Последние слова, конечно, – не более, как горькая ирония. Если левитовские герои громко говорят о себе, «рычат и щетинятся» это вовсе не означает, что они находятся на пути к «поправлению», что они способны энергично отражать удары «враждебной» судьбы. Напротив, их «громкий голос» – это крик бессильных, беспомощных существ.
Описывая жизнь «девственных» улиц, Левитов подчеркивает подавленное настроение, господствующее в этих улицах, говорит об атмосфере «страдательного выжидания чего-то неизбежного, «окружающей эти улицы, о невыносимой тоске, наводимой этими улицами.
* * *
Так среди глухой степи и среди шумных городских центров Левитов увидел одно только царство «остановившейся жизни», царство однообразных, угнетающих своей бесцельной пустотой «серых» буден, царство людей, изнывающих в беспомощном горе, – людей, или потерявших всякую способность отстаивать свои права на «счастье», или же отвечающих на «несправедливости» жизни безрезультатными порывами «угрюмой злобы»… Одним словом, в самом пессимистическом свете рисовалась Левитову картина мимо-текущей жизни…
Своим пессимизмом, повторяем, Левитов был обязан тому, что ему приходилось наблюдать исключительно отживавшие формы общественной и хозяйственной деятельности… Эти отживающие формы как бы загипнотизировали его.
В этом отношении он непосредственный предшественник Антона Чехова… Гипноз тех же устаревших форм жизни определил характер художественного творчества Чехова. Именно, из царства глухого захолустья, глухих сел, посадов и городов автор «Степи» почерпнул м н о г и е из своих пессимистических настроений… Вслед за Левитовым он в ярких красках представил однообразие провинциальных «серых буден», «серенькой» провинциальной жизни… Но Антон Чехов обратил внимание только на безысходную тоску, которую нагоняет однообразие «серых» буден… В его картине «остановившейся» жизни стушевывается элемент страдания, элемент «угрюмого горя»…
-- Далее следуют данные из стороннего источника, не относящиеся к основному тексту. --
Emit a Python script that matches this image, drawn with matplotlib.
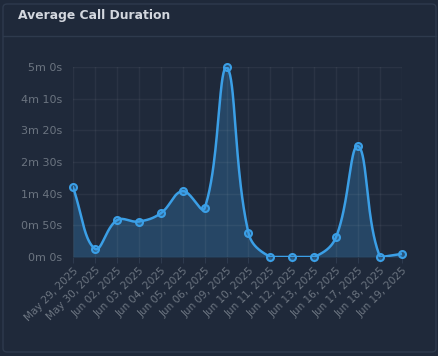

Точно также Левитов – предшественник таких бытописателей «девственных» уголков столичной жизни, каким является г. Альбов… Точно также пессимистические настроения автора «Конца Неведомой улицы» определяются характером той социальной среды, которую ему пришлось единственно наблюдать, характером той картины «застывших» форм жизни, которые он имел перед своими глазами.